Input records

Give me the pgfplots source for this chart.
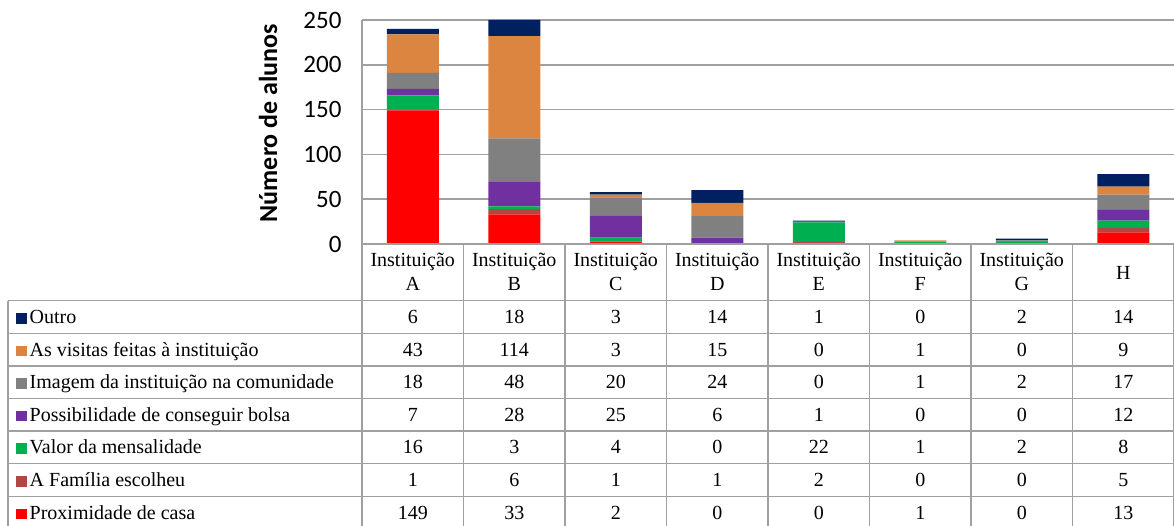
\documentclass[border=0pt]{standalone}
\usepackage{pgfplots}
\usepackage{pgfplotstable}
\pgfplotsset{compat=1.18}
\usepackage{fontspec}
\setmainfont{Liberation Serif}
\newfontfamily\calibri{Carlito}
\definecolor{cOutro}{RGB}{0,32,96}
\definecolor{cVis}{RGB}{220,133,65}
\definecolor{cImg}{RGB}{128,128,128}
\definecolor{cPoss}{RGB}{112,48,160}
\definecolor{cValor}{RGB}{0,176,80}
\definecolor{cFam}{RGB}{178,70,66}
\definecolor{cProx}{RGB}{255,0,0}
\definecolor{gridc}{RGB}{160,160,160}
\pgfplotstableread{
x prox fam valor poss img vis outro
0 149 1 16 7 18 43 6
1 33 6 3 28 48 114 18
2 2 1 4 25 20 3 3
3 0 1 0 6 24 15 14
4 0 2 22 1 0 0 1
5 1 0 1 0 1 1 0
6 0 0 2 0 2 0 2
7 13 5 8 12 17 9 14
}\data
\begin{document}
\begin{tikzpicture}
\begin{axis}[
  at={(0pt,0pt)}, anchor=south west,
  width=812pt, height=224pt, scale only axis,
  xmin=-0.5, xmax=7.5, ymin=0, ymax=250,
  ybar stacked, bar width=52pt,
  xtick=\empty, ytick={0,50,...,250},
  ymajorgrids, grid style={line width=1.5pt, color=gridc},
  axis line style={draw=none},
  major tick length=0pt,
  /pgf/number format/assume math mode=true,
  yticklabel style={font=\calibri\fontsize{25}{30}\selectfont, xshift=-17pt},
]
\addplot[fill=cProx, draw=none] table[x=x,y=prox] \data;
\addplot[fill=cFam, draw=none] table[x=x,y=fam] \data;
\addplot[fill=cValor, draw=none] table[x=x,y=valor] \data;
\addplot[fill=cPoss, draw=none] table[x=x,y=poss] \data;
\addplot[fill=cImg, draw=none] table[x=x,y=img] \data;
\addplot[fill=cVis, draw=none] table[x=x,y=vis] \data;
\addplot[fill=cOutro, draw=none] table[x=x,y=outro] \data;
\end{axis}
% y label
\node[rotate=90, font=\calibri\bfseries\fontsize{26}{30}\selectfont] at (-94pt,121pt) {Número de alunos};
% table lines
\begin{scope}[line width=1.5pt, gridc]
\draw (0pt,224pt) -- (0pt,-290pt);
\foreach \k in {1,...,8} {\draw ({101.5*\k*1pt},0pt) -- ({101.5*\k*1pt},-290pt);}
\draw (0pt,0pt) -- (812pt,0pt);
\foreach \k in {0,...,6} {\draw (-354pt,{(-56.7-32.6*\k)*1pt}) -- (812pt,{(-56.7-32.6*\k)*1pt});}
\draw (-354pt,-56.7pt) -- (-354pt,-290pt);
\end{scope}
% header
\foreach \L [count=\i from 0] in {A,B,C,D,E,F,G} {
  \node[anchor=base, inner sep=0pt, font=\fontsize{20}{24}\selectfont] at ({101.5*(\i+0.5)*1pt},-22.7pt) {Instituição};
  \node[anchor=base, inner sep=0pt, font=\fontsize{20}{24}\selectfont] at ({101.5*(\i+0.5)*1pt},-46.7pt) {\L};
}
\node[anchor=base, inner sep=0pt, font=\fontsize{20}{24}\selectfont] at (761.25pt,-35pt) {H};
% rows
\foreach \col/\lab/\colr [count=\r from 0] in {outro/Outro/cOutro, vis/As visitas feitas à instituição/cVis, img/Imagem da instituição na comunidade/cImg, poss/Possibilidade de conseguir bolsa/cPoss, valor/Valor da mensalidade/cValor, fam/A Família escolheu/cFam, prox/Proximidade de casa/cProx} {
  \pgfmathsetmacro\yb{-56.7-32.6*(\r+0.5)-6.5}
  \node[anchor=base west, inner sep=0pt, font=\fontsize{20}{24}\selectfont] at (-346pt,\yb pt) {\textcolor{\colr}{\rule{10.5pt}{10.5pt}}\hspace{3pt}\lab};
  \foreach \i in {0,...,7} {
    \pgfplotstablegetelem{\i}{\col}\of\data
    \node[anchor=base, inner sep=0pt, font=\fontsize{20}{24}\selectfont] at ({101.5*(\i+0.5)*1pt},\yb pt) {\pgfplotsretval};
  }
}
\pgfresetboundingbox
\path[use as bounding box] (-362pt,-281pt) rectangle (812pt,244pt);
\end{tikzpicture}
\end{document}
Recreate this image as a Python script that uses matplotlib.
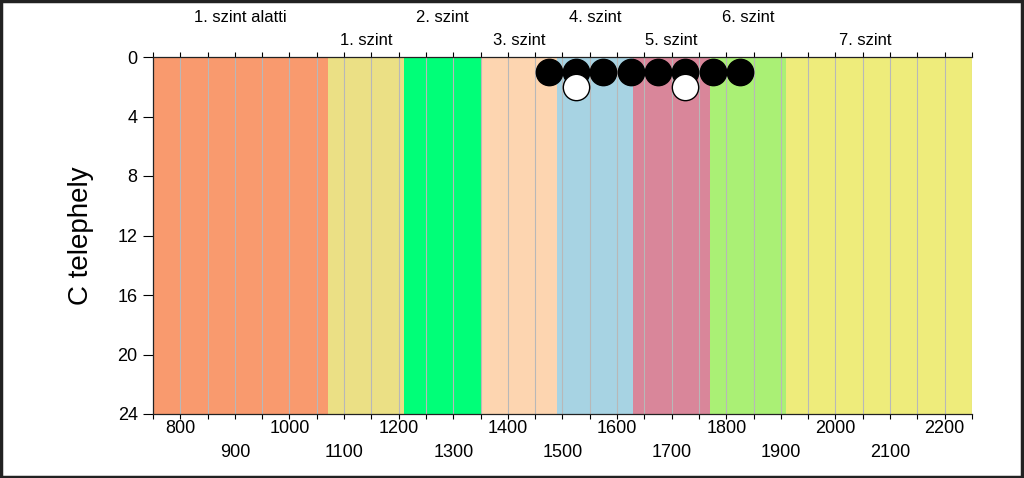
import matplotlib
matplotlib.use("Agg")
import matplotlib.pyplot as plt
import matplotlib.transforms as mtransforms
from matplotlib.patches import Rectangle
from matplotlib.ticker import MultipleLocator

plt.rcParams['font.family'] = ['Liberation Sans', 'DejaVu Sans']

# level bands (x from / to) and their names
band_edges = [750, 1070, 1210, 1350, 1490, 1630, 1770, 1910, 2250]
band_colors = ['#F99A6E', '#EBE085', '#00FF78', '#FDD5B0',
               '#A7D3E3', '#D9869A', '#AAF075', '#EEEC7B']
level_names = ['1. szint alatti', '1. szint', '2. szint', '3. szint',
               '4. szint', '5. szint', '6. szint', '7. szint']
level_label_x = [910, 1140, 1280, 1420, 1560, 1700, 1840, 2055]

# observations
black_x = [1475, 1525, 1575, 1625, 1675, 1725, 1775, 1825]
black_y = [1, 1, 1, 1, 1, 1, 1, 1]
white_x = [1525, 1725]
white_y = [2, 2]

xtick_vals = list(range(800, 2201, 100))
ytick_vals = [0, 4, 8, 12, 16, 20, 24]

fig = plt.figure(figsize=(10.24, 4.78), dpi=100)
ax = fig.add_axes([153/1024, 1 - 414/478, (972-153)/1024, (414-57)/478])

for i, c in enumerate(band_colors):
    ax.axvspan(band_edges[i], band_edges[i+1], color=c, lw=0, zorder=1)

ax.scatter(black_x, black_y, s=360, c='black', edgecolors='black', zorder=3, clip_on=False)
ax.scatter(white_x, white_y, s=360, c='white', edgecolors='black', linewidths=1, zorder=4, clip_on=False)

ax.set_xlim(band_edges[0], band_edges[-1])
ax.set_ylim(24, 0)
ax.set_yticks(ytick_vals)
ax.set_xticks(xtick_vals)
ax.set_xticklabels([str(v) if i % 2 == 0 else '\n' + str(v) for i, v in enumerate(xtick_vals)])
for lbl in ax.get_xticklabels():
    lbl.set_linespacing(1.55)
ax.xaxis.set_minor_locator(MultipleLocator(50))
ax.grid(axis='x', which='both', color='#B8B8B8', lw=0.8)

ax.tick_params(axis='x', which='both', top=True, direction='out', length=3.5, width=0.8,
               labelsize=13, pad=1)
ax.tick_params(axis='y', direction='out', length=7, width=0.8, labelsize=13, pad=4)

for s in ['left', 'top', 'bottom']:
    ax.spines[s].set_linewidth(0.9)
    ax.spines[s].set_color('#222222')
ax.spines['right'].set_visible(False)

ax.set_ylabel('C telephely', fontsize=20)
ax.yaxis.set_label_coords(-0.072, 0.5)

trans = mtransforms.blended_transform_factory(ax.transData, ax.transAxes)
for i, (name, xp) in enumerate(zip(level_names, level_label_x)):
    yy = 1.112 if i % 2 == 0 else 1.045
    ax.text(xp, yy, name, transform=trans, ha='center', va='center', fontsize=12)

fig.patches.append(Rectangle((0.001, 0.002), 0.997, 0.995, transform=fig.transFigure,
                             fill=False, edgecolor='#222222', lw=2.5))

fig.savefig('out.png', dpi=100)
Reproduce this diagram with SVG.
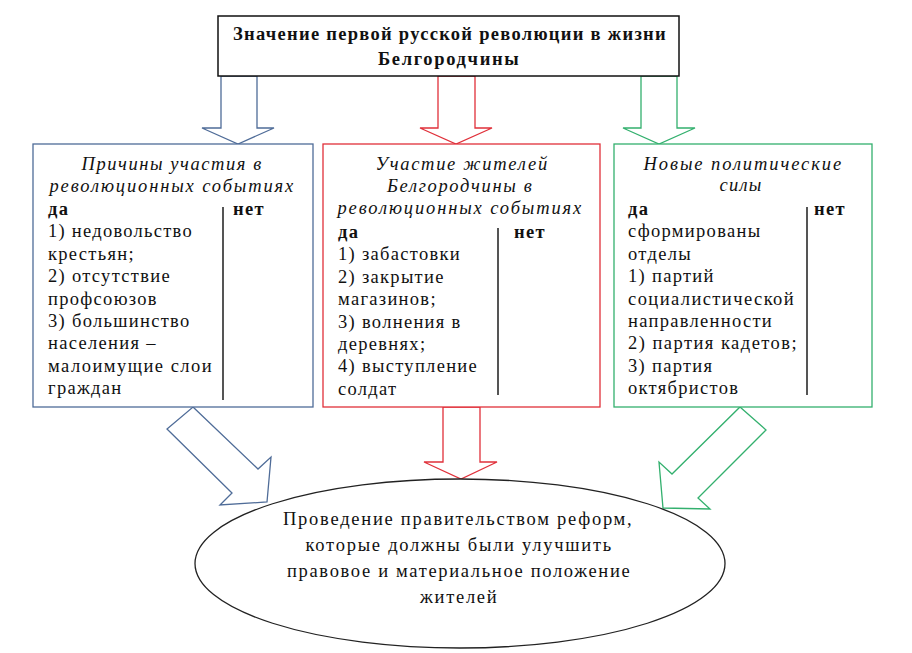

Task objective
The records above are to be quoted exactly, with all pictures left out.

Correct output
Give me the pgfplots source for this chart.
\documentclass[border=0pt]{standalone}
\usepackage{pgfplots}
\usepackage{pgfplotstable}
\pgfplotsset{compat=1.18}
\usepackage{fontspec}
\setmainfont{Liberation Serif}
\newfontfamily\calibri{Carlito}
\definecolor{cOutro}{RGB}{0,32,96}
\definecolor{cVis}{RGB}{220,133,65}
\definecolor{cImg}{RGB}{128,128,128}
\definecolor{cPoss}{RGB}{112,48,160}
\definecolor{cValor}{RGB}{0,176,80}
\definecolor{cFam}{RGB}{178,70,66}
\definecolor{cProx}{RGB}{255,0,0}
\definecolor{gridc}{RGB}{160,160,160}
\pgfplotstableread{
x prox fam valor poss img vis outro
0 149 1 16 7 18 43 6
1 33 6 3 28 48 114 18
2 2 1 4 25 20 3 3
3 0 1 0 6 24 15 14
4 0 2 22 1 0 0 1
5 1 0 1 0 1 1 0
6 0 0 2 0 2 0 2
7 13 5 8 12 17 9 14
}\data
\begin{document}
\begin{tikzpicture}
\begin{axis}[
  at={(0pt,0pt)}, anchor=south west,
  width=812pt, height=224pt, scale only axis,
  xmin=-0.5, xmax=7.5, ymin=0, ymax=250,
  ybar stacked, bar width=52pt,
  xtick=\empty, ytick={0,50,...,250},
  ymajorgrids, grid style={line width=1.5pt, color=gridc},
  axis line style={draw=none},
  major tick length=0pt,
  /pgf/number format/assume math mode=true,
  yticklabel style={font=\calibri\fontsize{25}{30}\selectfont, xshift=-17pt},
]
\addplot[fill=cProx, draw=none] table[x=x,y=prox] \data;
\addplot[fill=cFam, draw=none] table[x=x,y=fam] \data;
\addplot[fill=cValor, draw=none] table[x=x,y=valor] \data;
\addplot[fill=cPoss, draw=none] table[x=x,y=poss] \data;
\addplot[fill=cImg, draw=none] table[x=x,y=img] \data;
\addplot[fill=cVis, draw=none] table[x=x,y=vis] \data;
\addplot[fill=cOutro, draw=none] table[x=x,y=outro] \data;
\end{axis}
% y label
\node[rotate=90, font=\calibri\bfseries\fontsize{26}{30}\selectfont] at (-94pt,121pt) {Número de alunos};
% table lines
\begin{scope}[line width=1.5pt, gridc]
\draw (0pt,224pt) -- (0pt,-290pt);
\foreach \k in {1,...,8} {\draw ({101.5*\k*1pt},0pt) -- ({101.5*\k*1pt},-290pt);}
\draw (0pt,0pt) -- (812pt,0pt);
\foreach \k in {0,...,6} {\draw (-354pt,{(-56.7-32.6*\k)*1pt}) -- (812pt,{(-56.7-32.6*\k)*1pt});}
\draw (-354pt,-56.7pt) -- (-354pt,-290pt);
\end{scope}
% header
\foreach \L [count=\i from 0] in {A,B,C,D,E,F,G} {
  \node[anchor=base, inner sep=0pt, font=\fontsize{20}{24}\selectfont] at ({101.5*(\i+0.5)*1pt},-22.7pt) {Instituição};
  \node[anchor=base, inner sep=0pt, font=\fontsize{20}{24}\selectfont] at ({101.5*(\i+0.5)*1pt},-46.7pt) {\L};
}
\node[anchor=base, inner sep=0pt, font=\fontsize{20}{24}\selectfont] at (761.25pt,-35pt) {H};
% rows
\foreach \col/\lab/\colr [count=\r from 0] in {outro/Outro/cOutro, vis/As visitas feitas à instituição/cVis, img/Imagem da instituição na comunidade/cImg, poss/Possibilidade de conseguir bolsa/cPoss, valor/Valor da mensalidade/cValor, fam/A Família escolheu/cFam, prox/Proximidade de casa/cProx} {
  \pgfmathsetmacro\yb{-56.7-32.6*(\r+0.5)-6.5}
  \node[anchor=base west, inner sep=0pt, font=\fontsize{20}{24}\selectfont] at (-346pt,\yb pt) {\textcolor{\colr}{\rule{10.5pt}{10.5pt}}\hspace{3pt}\lab};
  \foreach \i in {0,...,7} {
    \pgfplotstablegetelem{\i}{\col}\of\data
    \node[anchor=base, inner sep=0pt, font=\fontsize{20}{24}\selectfont] at ({101.5*(\i+0.5)*1pt},\yb pt) {\pgfplotsretval};
  }
}
\pgfresetboundingbox
\path[use as bounding box] (-362pt,-281pt) rectangle (812pt,244pt);
\end{tikzpicture}
\end{document}
Recreate this image as a Python script that uses matplotlib.
import matplotlib
matplotlib.use("Agg")
import matplotlib.pyplot as plt
import matplotlib.transforms as mtransforms
from matplotlib.patches import Rectangle
from matplotlib.ticker import MultipleLocator

plt.rcParams['font.family'] = ['Liberation Sans', 'DejaVu Sans']

# level bands (x from / to) and their names
band_edges = [750, 1070, 1210, 1350, 1490, 1630, 1770, 1910, 2250]
band_colors = ['#F99A6E', '#EBE085', '#00FF78', '#FDD5B0',
               '#A7D3E3', '#D9869A', '#AAF075', '#EEEC7B']
level_names = ['1. szint alatti', '1. szint', '2. szint', '3. szint',
               '4. szint', '5. szint', '6. szint', '7. szint']
level_label_x = [910, 1140, 1280, 1420, 1560, 1700, 1840, 2055]

# observations
black_x = [1475, 1525, 1575, 1625, 1675, 1725, 1775, 1825]
black_y = [1, 1, 1, 1, 1, 1, 1, 1]
white_x = [1525, 1725]
white_y = [2, 2]

xtick_vals = list(range(800, 2201, 100))
ytick_vals = [0, 4, 8, 12, 16, 20, 24]

fig = plt.figure(figsize=(10.24, 4.78), dpi=100)
ax = fig.add_axes([153/1024, 1 - 414/478, (972-153)/1024, (414-57)/478])

for i, c in enumerate(band_colors):
    ax.axvspan(band_edges[i], band_edges[i+1], color=c, lw=0, zorder=1)

ax.scatter(black_x, black_y, s=360, c='black', edgecolors='black', zorder=3, clip_on=False)
ax.scatter(white_x, white_y, s=360, c='white', edgecolors='black', linewidths=1, zorder=4, clip_on=False)

ax.set_xlim(band_edges[0], band_edges[-1])
ax.set_ylim(24, 0)
ax.set_yticks(ytick_vals)
ax.set_xticks(xtick_vals)
ax.set_xticklabels([str(v) if i % 2 == 0 else '\n' + str(v) for i, v in enumerate(xtick_vals)])
for lbl in ax.get_xticklabels():
    lbl.set_linespacing(1.55)
ax.xaxis.set_minor_locator(MultipleLocator(50))
ax.grid(axis='x', which='both', color='#B8B8B8', lw=0.8)

ax.tick_params(axis='x', which='both', top=True, direction='out', length=3.5, width=0.8,
               labelsize=13, pad=1)
ax.tick_params(axis='y', direction='out', length=7, width=0.8, labelsize=13, pad=4)

for s in ['left', 'top', 'bottom']:
    ax.spines[s].set_linewidth(0.9)
    ax.spines[s].set_color('#222222')
ax.spines['right'].set_visible(False)

ax.set_ylabel('C telephely', fontsize=20)
ax.yaxis.set_label_coords(-0.072, 0.5)

trans = mtransforms.blended_transform_factory(ax.transData, ax.transAxes)
for i, (name, xp) in enumerate(zip(level_names, level_label_x)):
    yy = 1.112 if i % 2 == 0 else 1.045
    ax.text(xp, yy, name, transform=trans, ha='center', va='center', fontsize=12)

fig.patches.append(Rectangle((0.001, 0.002), 0.997, 0.995, transform=fig.transFigure,
                             fill=False, edgecolor='#222222', lw=2.5))

fig.savefig('out.png', dpi=100)
Reproduce this diagram with SVG.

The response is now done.